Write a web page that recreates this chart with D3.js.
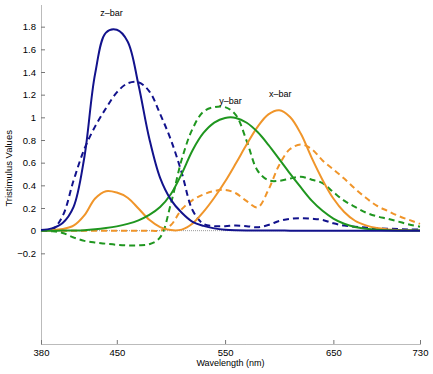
<!DOCTYPE html>
<html lang="en">
<head>
    <meta charset="UTF-8">
    <title>Tristimulus Values</title>
    <script src="https://d3js.org/d3.v7.min.js"></script>
    <style>
        body { margin: 0; background: #fff; }
        text { font-family: "Liberation Sans", Arial, sans-serif; }
    </style>
</head>
<body>
<div id="chart"></div>
<script>
    // Wavelengths (nm), 10 nm steps
    var wavelengths = [380, 390, 400, 410, 420, 430, 440, 450, 460, 470, 480, 490, 500, 510, 520, 530, 540, 550,
                       560, 570, 580, 590, 600, 610, 620, 630, 640, 650, 660, 670, 680, 690, 700, 710, 720, 730];

    // Solid curves (x-bar, y-bar, z-bar)
    var xBar = [0.0014, 0.0042, 0.0143, 0.0435, 0.1344, 0.2839, 0.3483, 0.3362, 0.2908, 0.1954, 0.0956, 0.0320,
                0.0049, 0.0093, 0.0633, 0.1655, 0.2904, 0.4334, 0.5945, 0.7621, 0.9163, 1.0263, 1.0622, 1.0026,
                0.8544, 0.6424, 0.4479, 0.2835, 0.1649, 0.0874, 0.0468, 0.0227, 0.0114, 0.0058, 0.0029, 0.0014];
    var yBar = [0.0000, 0.0001, 0.0004, 0.0012, 0.0040, 0.0116, 0.0230, 0.0380, 0.0600, 0.0910, 0.1390, 0.2080,
                0.3230, 0.5030, 0.7100, 0.8620, 0.9540, 0.9950, 0.9950, 0.9520, 0.8700, 0.7570, 0.6310, 0.5030,
                0.3810, 0.2650, 0.1750, 0.1070, 0.0610, 0.0320, 0.0170, 0.0082, 0.0041, 0.0021, 0.0010, 0.0005];
    var zBar = [0.0065, 0.0201, 0.0679, 0.2074, 0.6456, 1.3856, 1.7471, 1.7721, 1.6692, 1.2876, 0.8130, 0.4652,
                0.2720, 0.1582, 0.0782, 0.0422, 0.0203, 0.0087, 0.0039, 0.0021, 0.0017, 0.0011, 0.0008, 0.0003,
                0.0002, 0, 0, 0, 0, 0, 0, 0, 0, 0, 0, 0];

    // Dashed curves
    var orangeDash = [0, 0, 0, 0, 0, 0, 0, 0, 0, 0, 0, 0, 0.05, 0.19, 0.27, 0.32, 0.35, 0.36,
                      0.33, 0.26, 0.205, 0.36, 0.58, 0.72, 0.76, 0.72, 0.62, 0.54, 0.46, 0.37, 0.29, 0.22,
                      0.175, 0.13, 0.095, 0.06];
    var greenDash = [0, -0.005, -0.02, -0.06, -0.09, -0.105, -0.115, -0.125, -0.13, -0.13, -0.12, -0.06,
                     0.24, 0.63, 0.90, 1.05, 1.09, 1.09, 1.02, 0.79, 0.53, 0.445, 0.44, 0.46, 0.475, 0.45,
                     0.42, 0.34, 0.265, 0.21, 0.16, 0.127, 0.105, 0.08, 0.055, 0.035];
    var blueDash = [0, 0.005, 0.13, 0.44, 0.72, 0.92, 1.08, 1.22, 1.30, 1.31, 1.23, 1.03, 0.80, 0.51, 0.18,
                    0.06, 0.04, 0.04, 0.045, 0.04, 0.03, 0.05, 0.085, 0.105, 0.11, 0.105, 0.095, 0.065, 0.045,
                    0.035, 0.028, 0.022, 0.018, 0.014, 0.011, 0.01];

    var xTicks = [380, 450, 550, 650, 730];
    var yTicks = [-0.2, 0, 0.2, 0.4, 0.6, 0.8, 1, 1.2, 1.4, 1.6, 1.8];

    var blue = "#12128c", orange = "#f0952a", green = "#1f961f";

    var width = 433, height = 374;
    var margin = {top: 4, right: 13, bottom: 30, left: 41};

    var svg = d3.select("#chart").append("svg")
        .attr("width", width)
        .attr("height", height);

    var x = d3.scaleLinear().domain([380, 730]).range([margin.left, width - margin.right]);
    var y = d3.scaleLinear().domain([-1, 2]).range([height - margin.bottom, margin.top]);

    // zero line
    svg.append("line")
       .attr("x1", x(380)).attr("x2", x(730))
       .attr("y1", y(0)).attr("y2", y(0))
       .attr("stroke", "#999")
       .attr("stroke-dasharray", "1,1");

    var xAxis = d3.axisBottom(x).tickValues(xTicks).tickSizeInner(-4).tickSizeOuter(0).tickPadding(5);
    var yAxis = d3.axisLeft(y).tickValues(yTicks).tickSizeInner(-4).tickSizeOuter(0).tickPadding(5)
                  .tickFormat(d3.format("~g"));

    var gx = svg.append("g")
       .attr("transform", "translate(0," + y(-1) + ")")
       .call(xAxis);
    var gy = svg.append("g")
       .attr("transform", "translate(" + x(380) + ",0)")
       .call(yAxis);

    [gx, gy].forEach(function(g) {
        g.select(".domain").attr("stroke", "#777").attr("stroke-dasharray", "1,1");
        g.selectAll(".tick line").attr("stroke", "#777");
        g.selectAll(".tick text").attr("fill", "#000").style("font-size", "9.5px")
         .style("font-family", "'Liberation Sans', Arial, sans-serif");
    });

    // axis titles
    svg.append("text")
       .attr("x", (x(380) + x(730)) / 2)
       .attr("y", 366)
       .attr("text-anchor", "middle")
       .style("font-size", "9px")
       .text("Wavelength (nm)");

    svg.append("text")
       .attr("transform", "translate(12," + (y(0.55)) + ") rotate(-90)")
       .attr("text-anchor", "middle")
       .style("font-size", "9.5px")
       .text("Tristimulus Values");

    var line = d3.line()
        .x(function(d) { return x(d[0]); })
        .y(function(d) { return y(d[1]); })
        .curve(d3.curveCatmullRom);

    var series = [
        {values: orangeDash, color: orange, dash: "6,4"},
        {values: greenDash, color: green, dash: "6,4"},
        {values: blueDash, color: blue, dash: "6,4"},
        {values: xBar, color: orange, dash: null},
        {values: yBar, color: green, dash: null},
        {values: zBar, color: blue, dash: null}
    ];

    series.forEach(function(s) {
        svg.append("path")
           .datum(wavelengths.map(function(w, i) { return [w, s.values[i]]; }))
           .attr("fill", "none")
           .attr("stroke", s.color)
           .attr("stroke-width", 2)
           .attr("stroke-dasharray", s.dash)
           .attr("d", line);
    });

    // curve labels
    var labels = [
        {text: "z\u2013bar", w: 445, v: 1.89},
        {text: "y\u2013bar", w: 555, v: 1.12},
        {text: "x\u2013bar", w: 601, v: 1.18}
    ];
    labels.forEach(function(l) {
        svg.append("text")
           .attr("x", x(l.w))
           .attr("y", y(l.v))
           .attr("text-anchor", "middle")
           .style("font-size", "9px")
           .text(l.text);
    });
</script>
</body>
</html>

= = = =

> Task prompt:
Skip every picture and return the lines above from the top through the one that contains "710, 720, 730];".

> Exercise response:
Write a web page that recreates this chart with D3.js.
<!DOCTYPE html>
<html lang="en">
<head>
    <meta charset="UTF-8">
    <title>Tristimulus Values</title>
    <script src="https://d3js.org/d3.v7.min.js"></script>
    <style>
        body { margin: 0; background: #fff; }
        text { font-family: "Liberation Sans", Arial, sans-serif; }
    </style>
</head>
<body>
<div id="chart"></div>
<script>
    // Wavelengths (nm), 10 nm steps
    var wavelengths = [380, 390, 400, 410, 420, 430, 440, 450, 460, 470, 480, 490, 500, 510, 520, 530, 540, 550,
                       560, 570, 580, 590, 600, 610, 620, 630, 640, 650, 660, 670, 680, 690, 700, 710, 720, 730];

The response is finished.